The policies Sir Dawda K Jawara adopted, heralded in a new dawn in Gambia’s social and political awakening, economic development and expansion, and an intellectual evolution unmatched by any African country. The administrative and economic template Sir Dawda’s successive governments embraced, supported rapid economic growth, even though his efforts were subverted by pervasive corruption and a civil service that was nonetheless saintly in comparison to Yahya Jammeh’s notoriously criminal gangster regime. And in contrast to Sir Dawda K Jawara ruling political party, Yahya Jammeh’s military AFPRC party lacks defined political dogma, and by extension, a governing political philosophy that dictates a viable course of social and economic development. Yahya Jammeh village chief governing mentality, rather than empower the bureaucracy, has instead emasculated the civil service and rendered and the entire bureaucracy inefficient, dysfunctional and in disarray. Yahya Jammeh’s dependence on primitive African witchcraft and sorcery as governing guide posts, have plunged Gambia back into its pre-religion animism and devil worship, and his ignorance and lack a sense tribal history, has regenerated the old, dangerous tribal divisions of our ancestors of long ago. Few in the civil service, from the Secretary General’s portfolio to the rank and file positions, possess the qualifications other than being griots and Yahya Jammeh’s praise-singers, or belong to Yahya Jammeh’s Jola tribe. But even worst still, the never-ending harassment of businesses and recent clamp down and the seizure of millions of dollars from business entrepreneurs has turned Gambia into Africa’s most business unfriendly environment.

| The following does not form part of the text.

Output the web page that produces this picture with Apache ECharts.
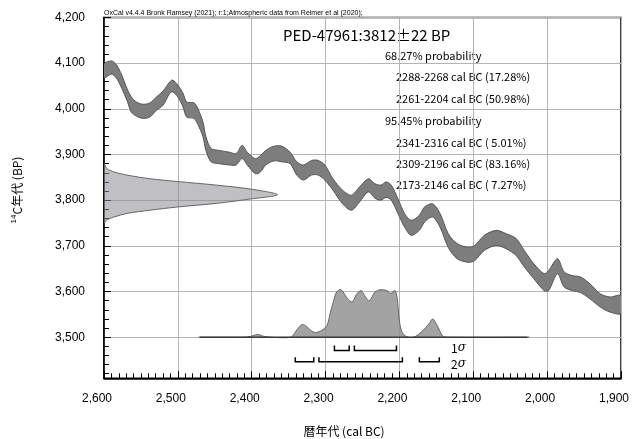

Today, Gambian businesses face relentless harassment for kickbacks, and many wealthy Fulas are closing their businesses; forced out for the new and endless opportunities in Senegal and West Africa’s wealthiest country, Guinea-Conakry. The proliferation of banks to launder money from the drug infested economy, Yahya Jammeh monopoly of most business sectors, the constant currency manipulation, the total lack of guiding principles, the arbitrariness of important economic and administrative decision-making process, investor hostile bureaucratic environment and political and human rights crimes, which include mass executions, murders and disappearance, and the shadow of arrests and detentions that perpetually hang over the population, have singly, and in combination, made Gambia’s slogan as West Africa’s “Smiling Coast” a ridiculous joke. Potential investors lured to Gambia by empty promises, outright lies and propaganda, are forewarned that Gambia is awash with illegal drug money, and the country is a major West African transit point for illegal Colombian drugs bound for Europe and America and other destinations in West Africa. Due largely to Gambia’s deadly human rights and averse business environment, it now only a matter of when, not if, the Gambian economy will collapse under the weight of the regime’s political tyranny and hostile business and entrepreneurship environment. In a meeting last week at the State House, Freedom Newspaper reported that the “so-called” Secretary General, Lamin Sabally, had pleaded to religious leaders to ask Gambia’s online papers to desist from criticizing the murderous regime and Alieu Mboge interjected that his son knows online media owners and will prevail on them to stop criticizing the regime. We are still waiting anxiously to hear from the religious leaders and from Alieu Mboges’s son.